● **WHAT IS BEING ASKED**: Reproduce the listing below without changes, except that pictures are left out.

● **INFORMATION PROVIDED**:
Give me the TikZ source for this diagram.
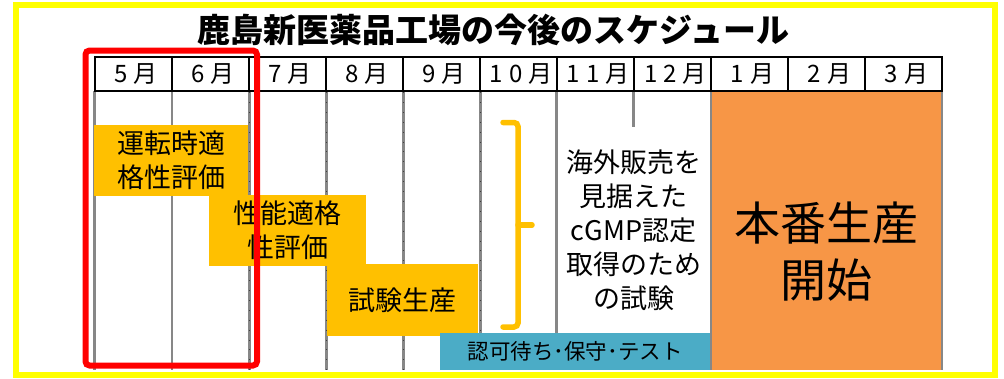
\documentclass[tikz,border=0pt]{standalone}
\usepackage{fontspec}
\newfontfamily\cjk{Noto Sans CJK JP}
\newfontfamily\cjkwide[LetterSpace=25]{Noto Sans CJK JP}
\definecolor{ybord}{HTML}{FFFF00}
\definecolor{gold}{HTML}{FFC000}
\definecolor{teal}{HTML}{4BACC6}
\definecolor{orng}{HTML}{F79646}
\definecolor{gline}{HTML}{878787}
\begin{document}
\begin{tikzpicture}[x=1pt,y=-1pt,
  gridline/.style={draw=gline, line width=2.6pt},
  tickline/.style={draw=black!75, line width=0.9pt, dash pattern=on 0.9pt off 9pt},
  cell/.style={draw=black, line width=2pt, fill=white, minimum width=77pt, minimum height=34pt, inner sep=0pt, font=\cjkwide\fontsize{24}{26}\selectfont},
  stagebox/.style={fill=gold, inner sep=0pt, align=center, font=\cjk\fontsize{27}{34}\selectfont},
  plain/.style={inner sep=0pt, align=center, font=\cjk\fontsize{27}{34}\selectfont}]
\useasboundingbox (0,0) rectangle (1004,378);
% yellow frame
\draw[ybord, line width=6pt] (15.5,4.5) rectangle (995,374.5);
% title
\node[inner sep=0pt, font=\cjk\fontsize{33}{36}\selectfont\bfseries] (title) at (493.5,30) {鹿島新医薬品工場の今後のスケジュール};
% orange production block
\fill[orng] (711,91) rectangle (942,370);
% grid lines
\foreach \x/\ya/\yb in {94.5/91/370, 172/91/370, 556.7/91/335, 633.6/91/127, 711/91/370, 942/91/370}
  \draw[gridline] (\x,\ya) -- (\x,\yb);
\foreach \x in {249.2, 326.3, 403.3, 480.4} {
  \draw[gridline] (\x,91) -- (\x,370);
  \draw[tickline] (\x,92) -- (\x,370);
}
% stage boxes
\node[stagebox, minimum width=154pt, minimum height=71pt] (b1) at (171,160.5) {運転時適\\格性評価};
\node[stagebox, minimum width=157pt, minimum height=71pt] (b2) at (287.5,230.5) {性能適格\\性評価};
\node[stagebox, minimum width=151pt, minimum height=72pt] (b3) at (402.5,300) {試験生産};
\node[fill=teal, inner sep=0pt, minimum width=270pt, minimum height=37pt, font=\cjk\fontsize{21.5}{24}\selectfont] (b4) at (575,351.5) {認可待ち･保守･テスト};
% bracket
\draw[gold, line width=5.5pt, line cap=round, rounded corners=4pt] (503,122.5) -- (518,122.5) -- (518,327) -- (503,327);
\draw[gold, line width=5.5pt, line cap=round] (518,225) -- (532,225);
% texts
\node[plain] (cgmp) at (633.5,230.5) {海外販売を\\見据えた\\cGMP認定\\取得のため\\の試験};
\node[inner sep=0pt, align=center, font=\cjk\fontsize{46}{57}\selectfont] (prod) at (826.5,251.5) {本番生産\\開始};
% header row
\foreach \t [count=\i from 0] in {5月,6月,7月,8月,9月,10月,11月,12月,1月,2月,3月}
  \node[cell] (h\i) at ({94.5+77.05*\i+38.5},74) {\hspace{6pt}\t};
% red highlight
\draw[red, line width=6pt, rounded corners=4pt] (85.5,50.5) rectangle (257,365.5);
\end{tikzpicture}
\end{document}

● **EXERCISE OUTPUT**:
Give me the TikZ source for this diagram.
\documentclass[tikz,border=0pt]{standalone}
\usepackage{fontspec}
\newfontfamily\cjk{Noto Sans CJK JP}
\newfontfamily\cjkwide[LetterSpace=25]{Noto Sans CJK JP}
\definecolor{ybord}{HTML}{FFFF00}
\definecolor{gold}{HTML}{FFC000}
\definecolor{teal}{HTML}{4BACC6}
\definecolor{orng}{HTML}{F79646}
\definecolor{gline}{HTML}{878787}
\begin{document}
\begin{tikzpicture}[x=1pt,y=-1pt,
  gridline/.style={draw=gline, line width=2.6pt},
  tickline/.style={draw=black!75, line width=0.9pt, dash pattern=on 0.9pt off 9pt},
  cell/.style={draw=black, line width=2pt, fill=white, minimum width=77pt, minimum height=34pt, inner sep=0pt, font=\cjkwide\fontsize{24}{26}\selectfont},
  stagebox/.style={fill=gold, inner sep=0pt, align=center, font=\cjk\fontsize{27}{34}\selectfont},
  plain/.style={inner sep=0pt, align=center, font=\cjk\fontsize{27}{34}\selectfont}]
\useasboundingbox (0,0) rectangle (1004,378);
% yellow frame
\draw[ybord, line width=6pt] (15.5,4.5) rectangle (995,374.5);
% title
\node[inner sep=0pt, font=\cjk\fontsize{33}{36}\selectfont\bfseries] (title) at (493.5,30) {鹿島新医薬品工場の今後のスケジュール};
% orange production block
\fill[orng] (711,91) rectangle (942,370);
% grid lines
\foreach \x/\ya/\yb in {94.5/91/370, 172/91/370, 556.7/91/335, 633.6/91/127, 711/91/370, 942/91/370}
  \draw[gridline] (\x,\ya) -- (\x,\yb);
\foreach \x in {249.2, 326.3, 403.3, 480.4} {
  \draw[gridline] (\x,91) -- (\x,370);
  \draw[tickline] (\x,92) -- (\x,370);
}
% stage boxes
\node[stagebox, minimum width=154pt, minimum height=71pt] (b1) at (171,160.5) {運転時適\\格性評価};
\node[stagebox, minimum width=157pt, minimum height=71pt] (b2) at (287.5,230.5) {性能適格\\性評価};
\node[stagebox, minimum width=151pt, minimum height=72pt] (b3) at (402.5,300) {試験生産};
\node[fill=teal, inner sep=0pt, minimum width=270pt, minimum height=37pt, font=\cjk\fontsize{21.5}{24}\selectfont] (b4) at (575,351.5) {認可待ち･保守･テスト};
% bracket
\draw[gold, line width=5.5pt, line cap=round, rounded corners=4pt] (503,122.5) -- (518,122.5) -- (518,327) -- (503,327);
\draw[gold, line width=5.5pt, line cap=round] (518,225) -- (532,225);
% texts
\node[plain] (cgmp) at (633.5,230.5) {海外販売を\\見据えた\\cGMP認定\\取得のため\\の試験};
\node[inner sep=0pt, align=center, font=\cjk\fontsize{46}{57}\selectfont] (prod) at (826.5,251.5) {本番生産\\開始};
% header row
\foreach \t [count=\i from 0] in {5月,6月,7月,8月,9月,10月,11月,12月,1月,2月,3月}
  \node[cell] (h\i) at ({94.5+77.05*\i+38.5},74) {\hspace{6pt}\t};
% red highlight
\draw[red, line width=6pt, rounded corners=4pt] (85.5,50.5) rectangle (257,365.5);
\end{tikzpicture}
\end{document}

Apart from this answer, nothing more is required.